The conversion to netfs in the 6.3 kernel caused a regression when
maximum write size is set by the server to an unexpected value which is
not a multiple of 4096 (similarly if the user overrides the maximum
write size by setting mount parm "wsize", but sets it to a value that
is not a multiple of 4096).  When negotiated write size is not a
multiple of 4096 the netfs code can skip the end of the final
page when doing large sequential writes, causing data corruption.

This section of code is being rewritten/removed due to a large
netfs change, but until that point (ie for the 6.3 kernel until now)
we can not support non-standard maximum write sizes.

Add a warning if a user specifies a wsize on mount that is not
a multiple of 4096 (and round down), also add a change where we
round down the maximum write size if the server negotiates a value
that is not a multiple of 4096 (we also have to check to make sure that
we do not round it down to zero).

Reported-by: R. Diez" <rdiez-2006@xxxxxxx>
Fixes: d08089f649a0 ("cifs: Change the I/O paths to use an iterator rather than a page list")
Suggested-by: Ronnie Sahlberg <ronniesahlberg@xxxxxxxxx>
Acked-by: Ronnie Sahlberg <ronniesahlberg@xxxxxxxxx>
Tested-by: Matthew Ruffell <matthew.ruffell@xxxxxxxxxxxxx>
Reviewed-by: Shyam Prasad N <sprasad@xxxxxxxxxxxxx>
Cc: stable@xxxxxxxxxxxxxxx # v6.3+
Cc: David Howells <dhowells@xxxxxxxxxx>
Signed-off-by: Steve French <stfrench@xxxxxxxxxxxxx>
---
 fs/smb/client/connect.c    | 14 ++++++++++++--
 fs/smb/client/fs_context.c | 11 +++++++++++
 2 files changed, 23 insertions(+), 2 deletions(-)

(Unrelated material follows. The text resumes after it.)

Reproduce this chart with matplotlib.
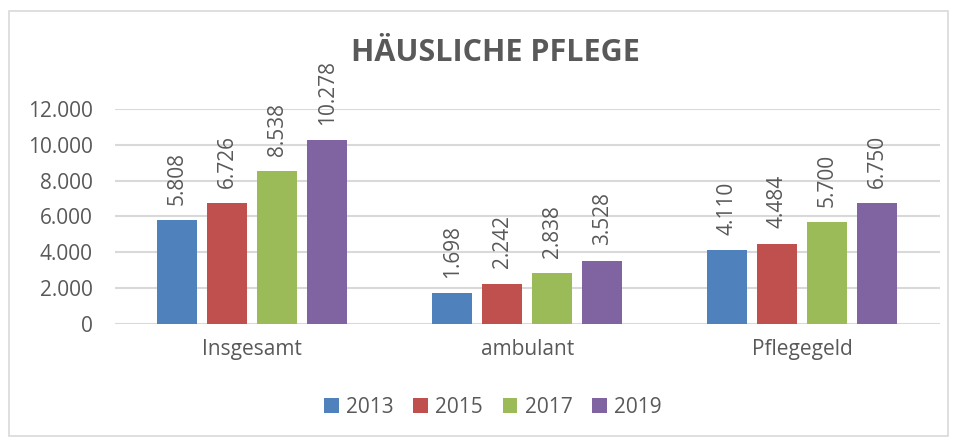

diff --git a/fs/smb/client/connect.c b/fs/smb/client/connect.c
index d03253f8f145..ac9595504f4b 100644
--- a/fs/smb/client/connect.c
+++ b/fs/smb/client/connect.c
@@ -3444,8 +3444,18 @@ int cifs_mount_get_tcon(struct cifs_mount_ctx *mnt_ctx)
 	 * the user on mount
 	 */
 	if ((cifs_sb->ctx->wsize == 0) ||
-	    (cifs_sb->ctx->wsize > server->ops->negotiate_wsize(tcon, ctx)))
-		cifs_sb->ctx->wsize = server->ops->negotiate_wsize(tcon, ctx);
+	    (cifs_sb->ctx->wsize > server->ops->negotiate_wsize(tcon, ctx))) {
+		cifs_sb->ctx->wsize =
+			round_down(server->ops->negotiate_wsize(tcon, ctx), PAGE_SIZE);
+		/*
+		 * in the very unlikely event that the server sent a max write size under PAGE_SIZE,
+		 * (which would get rounded down to 0) then reset wsize to absolute minimum eg 4096
+		 */
+		if (cifs_sb->ctx->wsize == 0) {
+			cifs_sb->ctx->wsize = PAGE_SIZE;
+			cifs_dbg(VFS, "wsize too small, reset to minimum ie PAGE_SIZE, usually 4096\n");
+		}
+	}
 	if ((cifs_sb->ctx->rsize == 0) ||
 	    (cifs_sb->ctx->rsize > server->ops->negotiate_rsize(tcon, ctx)))
 		cifs_sb->ctx->rsize = server->ops->negotiate_rsize(tcon, ctx);
diff --git a/fs/smb/client/fs_context.c b/fs/smb/client/fs_context.c
index aec8dbd1f9db..4b2f5aa2ea0e 100644
--- a/fs/smb/client/fs_context.c
+++ b/fs/smb/client/fs_context.c
@@ -1111,6 +1111,17 @@ static int smb3_fs_context_parse_param(struct fs_context *fc,
 	case Opt_wsize:
 		ctx->wsize = result.uint_32;
 		ctx->got_wsize = true;
+		if (ctx->wsize % PAGE_SIZE != 0) {
+			ctx->wsize = round_down(ctx->wsize, PAGE_SIZE);
+			if (ctx->wsize == 0) {
+				ctx->wsize = PAGE_SIZE;
+				cifs_dbg(VFS, "wsize too small, reset to minimum %ld\n", PAGE_SIZE);
+			} else {
+				cifs_dbg(VFS,
+					 "wsize rounded down to %d to multiple of PAGE_SIZE %ld\n",
+					 ctx->wsize, PAGE_SIZE);
+			}
+		}
 		break;
 	case Opt_acregmax:
 		ctx->acregmax = HZ * result.uint_32;
-- 
2.40.1